▶ [WHAT THE EXERCISE ASKS]
Copy each line below exactly and leave the pictures out.

### SOURCE DATA ###

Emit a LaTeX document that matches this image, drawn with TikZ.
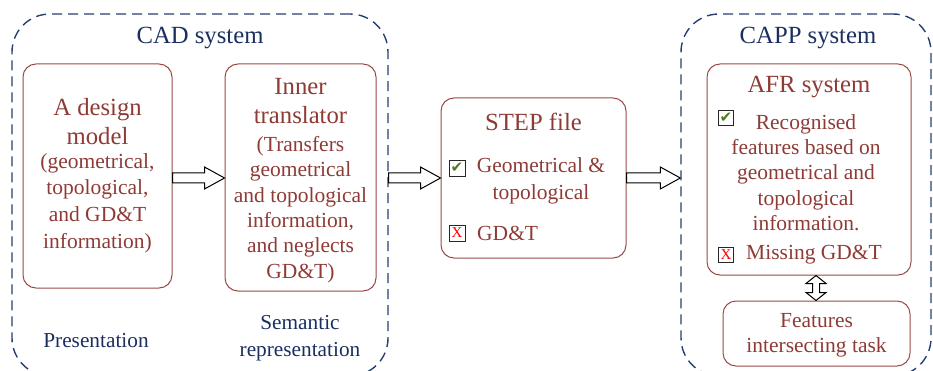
\documentclass[tikz,border=0pt]{standalone}
\usepackage{fontspec}
\setmainfont{Liberation Serif}
\newfontfamily\symfont{DejaVu Sans}
\usetikzlibrary{calc}

\definecolor{framecol}{HTML}{263F70}
\definecolor{navytxt}{HTML}{1B2F5E}
\definecolor{boxcol}{HTML}{9A4A45}
\definecolor{redtxt}{HTML}{8E3B36}
\definecolor{tickgreen}{HTML}{4E7A1E}

\tikzset{
  sysframe/.style={draw=framecol, dash pattern=on 10pt off 6pt, line width=1.4pt, rounded corners=38pt},
  unitbox/.style={draw=boxcol, line width=1pt, rounded corners=13pt},
  headtxt/.style={text=redtxt, font=\fontsize{24.7}{29}\selectfont, align=center, inner sep=0pt},
  bodytxt/.style={text=redtxt, font=\fontsize{21.5}{25.4}\selectfont, align=center, inner sep=0pt},
  navylbl/.style={text=navytxt, font=\fontsize{21.3}{27}\selectfont, align=center, inner sep=0pt},
  hollow/.style={draw=black, line width=1pt, fill=white},
  tickbox/.style={draw=black!85, line width=0.9pt, minimum size=16pt, inner sep=0pt},
}

% hollow block arrow, left to right
\newcommand{\blockarrow}[2]{%
  \draw[hollow] let \p1=(#1), \p2=(#2) in
    (\x1,\y1+5pt) -- (\x2-20pt,\y1+5pt) -- (\x2-20pt,\y1+11pt) -- (\x2,\y1)
    -- (\x2-20pt,\y1-11pt) -- (\x2-20pt,\y1-5pt) -- (\x1,\y1-5pt) -- cycle;}
\newcommand{\oktick}{\symfont\fontsize{15}{15}\selectfont\textcolor{tickgreen}{✔}}
\newcommand{\notick}{\fontsize{15}{15}\selectfont\textcolor{red}{X}}

\begin{document}
\begin{tikzpicture}[x=1pt,y=-1pt]
  \useasboundingbox (0,0) rectangle (933,371);
  \clip (0,0) rectangle (933,371);

  % system frames
  \node[sysframe, minimum width=376pt, minimum height=362pt] (cad) at (200,195) {};
  \node[sysframe, minimum width=250pt, minimum height=362pt] (capp) at (806,195) {};
  \node[navylbl, font=\fontsize{24.7}{29}\selectfont] (cadlbl) at (200,38) {CAD system};
  \node[navylbl, font=\fontsize{24.7}{29}\selectfont] (capplbl) at (808,38) {CAPP system};
  \node[navylbl] (pres) at (96,341) {Presentation};
  \node[navylbl] (sem) at (300,338) {Semantic\\representation};

  % boxes
  \node[unitbox, minimum width=149pt, minimum height=224pt] (design) at (97.5,176) {};
  \node[unitbox, minimum width=151pt, minimum height=227pt] (inner) at (300.5,177.5) {};
  \node[unitbox, minimum width=185pt, minimum height=160pt] (step) at (533.5,178) {};
  \node[unitbox, minimum width=204pt, minimum height=211pt] (afr) at (809,169.5) {};
  \node[unitbox, minimum width=187pt, minimum height=65pt] (fit) at (816.5,333.5) {};

  % texts in the boxes
  \node[headtxt] (designhead) at (97.5,122) {A design\\model};
  \node[bodytxt, font=\fontsize{21.5}{26.7}\selectfont] (designbody) at (97.5,203)
    {(geometrical,\\topological,\\and GD\&T\\information)};
  \node[headtxt] (innerhead) at (300.5,101.5) {Inner\\translator};
  \node[bodytxt] (innerbody) at (300.5,209.5)
    {(Transfers\\geometrical\\and topological\\information,\\and neglects\\GD\&T)};
  \node[headtxt] (stephead) at (533.5,122) {STEP file};
  \node[tickbox] (stepok) at (457,168) {\oktick};
  \node[bodytxt, font=\fontsize{21.5}{27}\selectfont] (stepgeo) at (541,181) {Geometrical \&\\topological};
  \node[tickbox] (stepno) at (457,233) {\notick};
  \node[bodytxt, anchor=west] (stepgdt) at (477,233) {GD\&T};
  \node[headtxt] (afrhead) at (809,87) {AFR system};
  \node[tickbox, minimum size=15pt] (afrok) at (726,118) {\oktick};
  \node[bodytxt] (afrbody) at (806,172.5)
    {Recognised\\features based on\\geometrical and\\topological\\information.};
  \node[tickbox, minimum size=15pt] (afrno) at (726,255) {\notick};
  \node[bodytxt] (afrgdt) at (814,255) {Missing GD\&T};
  \node[bodytxt] (fittxt) at (816.5,335) {Features\\intersecting task};

  % arrows
  \blockarrow{design.east |- 0,178}{inner.west |- 0,178}
  \blockarrow{cad.east |- 0,178}{step.west |- 0,178}
  \blockarrow{step.east |- 0,178}{capp.west |- 0,178}
  \draw[hollow] let \p1=(afr.south -| 816,0), \p2=(fit.north -| 816,0) in
    (\x1,\y1) -- (\x1+10pt,\y1-8pt) -- (\x1+3.5pt,\y1-8pt) -- (\x1+3.5pt,\y2+8pt)
    -- (\x1+10pt,\y2+8pt) -- (\x2,\y2) -- (\x1-10pt,\y2+8pt) -- (\x1-3.5pt,\y2+8pt)
    -- (\x1-3.5pt,\y1-8pt) -- (\x1-10pt,\y1-8pt) -- cycle;
\end{tikzpicture}
\end{document}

###

▶ [THE ANSWER]
Emit a LaTeX document that matches this image, drawn with TikZ.
\documentclass[tikz,border=0pt]{standalone}
\usepackage{fontspec}
\setmainfont{Liberation Serif}
\newfontfamily\symfont{DejaVu Sans}
\usetikzlibrary{calc}

\definecolor{framecol}{HTML}{263F70}
\definecolor{navytxt}{HTML}{1B2F5E}
\definecolor{boxcol}{HTML}{9A4A45}
\definecolor{redtxt}{HTML}{8E3B36}
\definecolor{tickgreen}{HTML}{4E7A1E}

\tikzset{
  sysframe/.style={draw=framecol, dash pattern=on 10pt off 6pt, line width=1.4pt, rounded corners=38pt},
  unitbox/.style={draw=boxcol, line width=1pt, rounded corners=13pt},
  headtxt/.style={text=redtxt, font=\fontsize{24.7}{29}\selectfont, align=center, inner sep=0pt},
  bodytxt/.style={text=redtxt, font=\fontsize{21.5}{25.4}\selectfont, align=center, inner sep=0pt},
  navylbl/.style={text=navytxt, font=\fontsize{21.3}{27}\selectfont, align=center, inner sep=0pt},
  hollow/.style={draw=black, line width=1pt, fill=white},
  tickbox/.style={draw=black!85, line width=0.9pt, minimum size=16pt, inner sep=0pt},
}

% hollow block arrow, left to right
\newcommand{\blockarrow}[2]{%
  \draw[hollow] let \p1=(#1), \p2=(#2) in
    (\x1,\y1+5pt) -- (\x2-20pt,\y1+5pt) -- (\x2-20pt,\y1+11pt) -- (\x2,\y1)
    -- (\x2-20pt,\y1-11pt) -- (\x2-20pt,\y1-5pt) -- (\x1,\y1-5pt) -- cycle;}
\newcommand{\oktick}{\symfont\fontsize{15}{15}\selectfont\textcolor{tickgreen}{✔}}
\newcommand{\notick}{\fontsize{15}{15}\selectfont\textcolor{red}{X}}

\begin{document}
\begin{tikzpicture}[x=1pt,y=-1pt]
  \useasboundingbox (0,0) rectangle (933,371);
  \clip (0,0) rectangle (933,371);

  % system frames
  \node[sysframe, minimum width=376pt, minimum height=362pt] (cad) at (200,195) {};
  \node[sysframe, minimum width=250pt, minimum height=362pt] (capp) at (806,195) {};
  \node[navylbl, font=\fontsize{24.7}{29}\selectfont] (cadlbl) at (200,38) {CAD system};
  \node[navylbl, font=\fontsize{24.7}{29}\selectfont] (capplbl) at (808,38) {CAPP system};
  \node[navylbl] (pres) at (96,341) {Presentation};
  \node[navylbl] (sem) at (300,338) {Semantic\\representation};

  % boxes
  \node[unitbox, minimum width=149pt, minimum height=224pt] (design) at (97.5,176) {};
  \node[unitbox, minimum width=151pt, minimum height=227pt] (inner) at (300.5,177.5) {};
  \node[unitbox, minimum width=185pt, minimum height=160pt] (step) at (533.5,178) {};
  \node[unitbox, minimum width=204pt, minimum height=211pt] (afr) at (809,169.5) {};
  \node[unitbox, minimum width=187pt, minimum height=65pt] (fit) at (816.5,333.5) {};

  % texts in the boxes
  \node[headtxt] (designhead) at (97.5,122) {A design\\model};
  \node[bodytxt, font=\fontsize{21.5}{26.7}\selectfont] (designbody) at (97.5,203)
    {(geometrical,\\topological,\\and GD\&T\\information)};
  \node[headtxt] (innerhead) at (300.5,101.5) {Inner\\translator};
  \node[bodytxt] (innerbody) at (300.5,209.5)
    {(Transfers\\geometrical\\and topological\\information,\\and neglects\\GD\&T)};
  \node[headtxt] (stephead) at (533.5,122) {STEP file};
  \node[tickbox] (stepok) at (457,168) {\oktick};
  \node[bodytxt, font=\fontsize{21.5}{27}\selectfont] (stepgeo) at (541,181) {Geometrical \&\\topological};
  \node[tickbox] (stepno) at (457,233) {\notick};
  \node[bodytxt, anchor=west] (stepgdt) at (477,233) {GD\&T};
  \node[headtxt] (afrhead) at (809,87) {AFR system};
  \node[tickbox, minimum size=15pt] (afrok) at (726,118) {\oktick};
  \node[bodytxt] (afrbody) at (806,172.5)
    {Recognised\\features based on\\geometrical and\\topological\\information.};
  \node[tickbox, minimum size=15pt] (afrno) at (726,255) {\notick};
  \node[bodytxt] (afrgdt) at (814,255) {Missing GD\&T};
  \node[bodytxt] (fittxt) at (816.5,335) {Features\\intersecting task};

  % arrows
  \blockarrow{design.east |- 0,178}{inner.west |- 0,178}
  \blockarrow{cad.east |- 0,178}{step.west |- 0,178}
  \blockarrow{step.east |- 0,178}{capp.west |- 0,178}
  \draw[hollow] let \p1=(afr.south -| 816,0), \p2=(fit.north -| 816,0) in
    (\x1,\y1) -- (\x1+10pt,\y1-8pt) -- (\x1+3.5pt,\y1-8pt) -- (\x1+3.5pt,\y2+8pt)
    -- (\x1+10pt,\y2+8pt) -- (\x2,\y2) -- (\x1-10pt,\y2+8pt) -- (\x1-3.5pt,\y2+8pt)
    -- (\x1-3.5pt,\y1-8pt) -- (\x1-10pt,\y1-8pt) -- cycle;
\end{tikzpicture}
\end{document}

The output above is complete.